LANSING — Michigan Republicans’ uphill bid to grab hold of a U.S. Senate seat for just the second time in 40 years starts with an increasingly testy primary between two Detroit-area businessmen who are trading barbs over Donald Trump and their own business records.

The winner of the Aug. 7 contest, John James or Sandy Pensler, will advance to face third-term Sen. Debbie Stabenow. She has fended off past challengers with ease, but Trump’s narrow 2016 victory in the state — the first for a GOP presidential nominee in more than a quarter-century — is seen as an opening.

James got a big boost Friday by getting Trump’s endorsement. The president tweeted that James is a “spectacular” candidate “with such great potential.”

Unlike the Republican nominees who faced Stabenow in her 2012 and 2006 re-elections, this year’s candidates have little if any political experience.

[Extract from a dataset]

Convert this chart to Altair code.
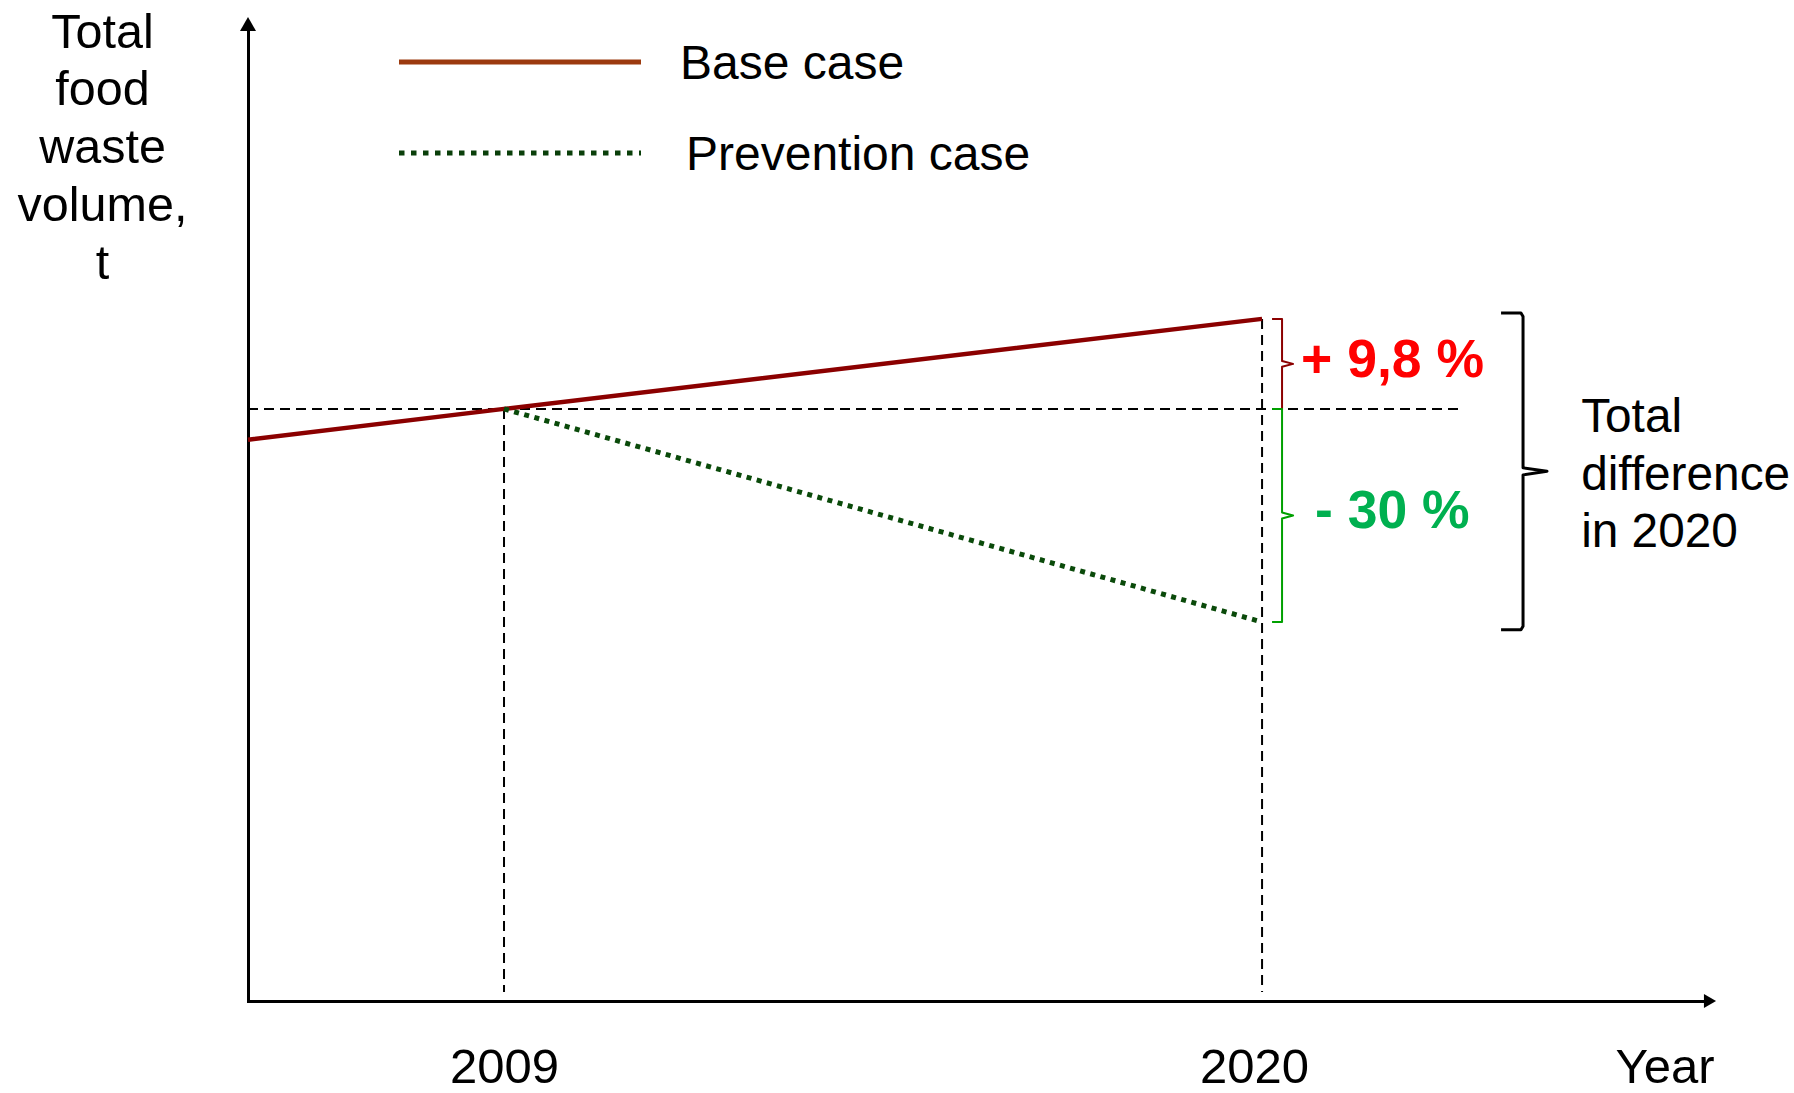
import altair as alt
import pandas as pd

# ---------------- data (index: 2009 level = 100) ----------------
axis_start_year = 2005.285      # where the year axis meets the volume axis
axis_end_year = 2026.5
value_max = 165.0

tick_years = [2009, 2020]
base_years = [axis_start_year, 2009, 2020]
base_values = [94.8, 100.0, 115.2]
prevention_years = [2009, 2020]
prevention_values = [100.0, 64.0]

series_names = ["Base case", "Prevention case"]
change_labels = ["+ 9,8 %", "- 30 %"]
y_title_lines = ["Total", "food", "waste", "volume,", "t"]
x_title = "Year"
difference_lines = ["Total", "difference", "in 2020"]

# ---------------- derived reference values ----------------
ref_value = base_values[1]
base_end = base_values[-1]
prev_end = prevention_values[-1]
up_mid = (ref_value + base_end) / 2
down_mid = (ref_value + prev_end) / 2
brace_top = base_end + 1.0
brace_bottom = prev_end - 1.3
brace_mid = (brace_top + brace_bottom) / 2

# annotation x positions (years, just right of 2020)
BR_A, BR_V, BR_T = 2020.145, 2020.29, 2020.45
BRACE_A, BRACE_V, BRACE_T = 2023.468, 2023.787, 2024.135
UP_TEXT_X, DOWN_TEXT_X = 2020.566, 2020.769
DIFF_TEXT_X = 2024.63
REF_LINE_END = 2022.86
DROP_END = 1.5

FONT = "Liberation Sans"
W, H = 1462, 977

XS = alt.Scale(domain=[axis_start_year, axis_end_year], nice=False, zero=False)
YS = alt.Scale(domain=[0, value_max], nice=False, zero=False)

X_AXIS = alt.Axis(
    values=tick_years, format="d", title=x_title, ticks=False, tickSize=0, grid=False,
    domain=True, domainColor="black", domainWidth=3, domainCap="square",
    labelFontSize=49, labelFont=FONT, labelColor="black", labelBaseline="alphabetic",
    labelPadding=81, labelFlush=False, labelOverlap=False,
    labelOffset={"condition": {"test": "datum.value == 2020", "value": -8}, "value": 0},
    titleFontSize=49, titleFont=FONT, titleFontWeight="normal", titleColor="black",
    titleX=1466, titleY=81, titleAlign="right", titleBaseline="alphabetic", titleAngle=0,
)
Y_AXIS = alt.Axis(
    values=[0], labels=False, ticks=False, tickSize=0, grid=False,
    domain=True, domainColor="black", domainWidth=3, domainCap="square",
    title=y_title_lines, titleFontSize=48.5, titleFont=FONT, titleFontWeight="normal",
    titleColor="black", titleAngle=0, titleAlign="center", titleBaseline="alphabetic",
    titleX=-146, titleY=23, titleLineHeight=57.75,
)


def xq(field):
    return alt.X(f"{field}:Q", scale=XS, axis=X_AXIS)


def yq(field):
    return alt.Y(f"{field}:Q", scale=YS, axis=Y_AXIS)


# dashed guide lines
guides = pd.DataFrame({
    "x": [axis_start_year, tick_years[0], tick_years[1]],
    "x2": [REF_LINE_END, tick_years[0], tick_years[1]],
    "y": [ref_value, ref_value, base_end],
    "y2": [ref_value, DROP_END, DROP_END],
})
guide_layer = alt.Chart(guides).mark_rule(
    color="black", strokeWidth=2, strokeDash=[10, 6]
).encode(x=xq("x"), x2="x2:Q", y=yq("y"), y2="y2:Q")

base_df = pd.DataFrame({"year": base_years, "value": base_values})
base_layer = alt.Chart(base_df).mark_line(color="#8B0000", strokeWidth=4.5).encode(
    x=xq("year"), y=yq("value"))

prev_df = pd.DataFrame({"year": prevention_years, "value": prevention_values})
prev_layer = alt.Chart(prev_df).mark_line(
    color="#0A4A0A", strokeWidth=5, strokeDash=[5, 5.5]).encode(
    x=xq("year"), y=yq("value"))

# small brackets
d = 0.5
small_rows = []
red_pts = [(BR_A, base_end), (BR_V, base_end), (BR_V, up_mid + d), (BR_T, up_mid),
           (BR_V, up_mid - d), (BR_V, ref_value)]
green_pts = [(BR_A, ref_value), (BR_V, ref_value), (BR_V, down_mid + d), (BR_T, down_mid),
             (BR_V, down_mid - d), (BR_V, prev_end), (BR_A, prev_end)]
for i, (x, y) in enumerate(red_pts):
    small_rows.append({"g": "up", "o": i, "x": x, "y": y, "c": "#8B0000"})
for i, (x, y) in enumerate(green_pts):
    small_rows.append({"g": "down", "o": i, "x": x, "y": y, "c": "#00A000"})
small_layer = alt.Chart(pd.DataFrame(small_rows)).mark_line(
    strokeWidth=2, strokeJoin="round").encode(
    x=xq("x"), y=yq("y"), detail="g:N", order="o:Q", color=alt.Color("c:N", scale=None))

brace_pts = [(BRACE_A, brace_top), (BRACE_V - 0.03, brace_top), (BRACE_V, brace_top - 0.6),
             (BRACE_V, brace_mid + 0.6), (BRACE_T, brace_mid), (BRACE_V, brace_mid - 0.6),
             (BRACE_V, brace_bottom + 0.6), (BRACE_V - 0.03, brace_bottom),
             (BRACE_A, brace_bottom)]
brace_df = pd.DataFrame({"o": list(range(len(brace_pts))),
                         "x": [p[0] for p in brace_pts], "y": [p[1] for p in brace_pts]})
brace_layer = alt.Chart(brace_df).mark_line(
    color="black", strokeWidth=3, strokeJoin="round").encode(
    x=xq("x"), y=yq("y"), order="o:Q")

change_df = pd.DataFrame({"x": [UP_TEXT_X, DOWN_TEXT_X], "y": [up_mid, down_mid],
                          "t": change_labels, "c": ["#FF0000", "#00B050"]})
change_layer = alt.Chart(change_df).mark_text(
    align="left", baseline="middle", fontSize=53.5, fontWeight="bold", font=FONT, dy=-3).encode(
    x=xq("x"), y=yq("y"), text="t:N", color=alt.Color("c:N", scale=None))

diff_df = pd.DataFrame({"x": [DIFF_TEXT_X], "y": [brace_mid]})
diff_layer = alt.Chart(diff_df).mark_text(
    align="left", baseline="alphabetic", fontSize=47.8, font=FONT, color="black",
    lineHeight=57.5, dy=-39, text=difference_lines).encode(x=xq("x"), y=yq("y"))

one = pd.DataFrame({"k": [0]})
leg_base = alt.Chart(one).mark_rule(color="#9C3A0F", strokeWidth=5).encode(
    x=alt.value(151), x2=alt.value(393), y=alt.value(38))
leg_prev = alt.Chart(one).mark_rule(color="#0A3F0A", strokeWidth=5, strokeDash=[5.5, 6.5]).encode(
    x=alt.value(151), x2=alt.value(393), y=alt.value(129))
leg_t1 = alt.Chart(one).mark_text(align="left", baseline="alphabetic", fontSize=48, font=FONT,
                                  color="black", text=series_names[0]).encode(
    x=alt.value(432), y=alt.value(55))
leg_t2 = alt.Chart(one).mark_text(align="left", baseline="alphabetic", fontSize=48, font=FONT,
                                  color="black", text=series_names[1]).encode(
    x=alt.value(438), y=alt.value(146))

arrow_up = alt.Chart(one).mark_point(shape="triangle-up", filled=True, size=256,
                                     color="black", opacity=1).encode(
    x=alt.value(0), y=alt.value(0))
arrow_right = alt.Chart(one).mark_point(shape="triangle-right", filled=True, size=196,
                                        color="black", opacity=1).encode(
    x=alt.value(W), y=alt.value(H))

chart = alt.layer(
    guide_layer, base_layer, prev_layer, small_layer, brace_layer,
    change_layer, diff_layer, leg_base, leg_prev, leg_t1, leg_t2, arrow_up, arrow_right,
).properties(
    width=W, height=H,
    autosize=alt.AutoSizeParams(type="none"),
    padding={"left": 248, "top": 24, "right": 84, "bottom": 92},
).configure(background="white", font=FONT).configure_view(strokeWidth=0, stroke="transparent")

chart.save("out.html", embed_options={"renderer": "svg", "actions": False})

This is James’ first campaign for office, while Pensler unsuccessfully ran for the U.S. House years ago.

The Ivy League-educated Pensler, 61, of Grosse Pointe, is emphasizing his experience in the business world, where he advised large corporations on restructuring and later founded a buyout firm that owns and operates The Korex Cos., which manufactures detergents and cleaners at factories in Michigan, Illinois and Canada.

“I understand what incentives drive the economy — what leads to growth in jobs, what leads to business decisions to move plants,” he said. “How you turn around a business is just like what you need to turn around a government that is bloated.”

Pensler, whose pledge to put “Michigan first” echoes Trump’s “America First” trade policy, said it is not just a campaign mantra used in his TV ads but something he would take to Washington.

“Every time I vote, it would be, ‘Is this good for Michigan?'” he said.

James, 37, of Farmington Hills, is highlighting his business credentials and military service. The West Point graduate flew Apache helicopters in combat and led two platoons during the Iraq War. After being honorably discharged, he joined his father’s Detroit-based group of companies: James Group International Inc. He is CEO of Renaissance Global Logistics, which ships supplier parts to auto factories around the world.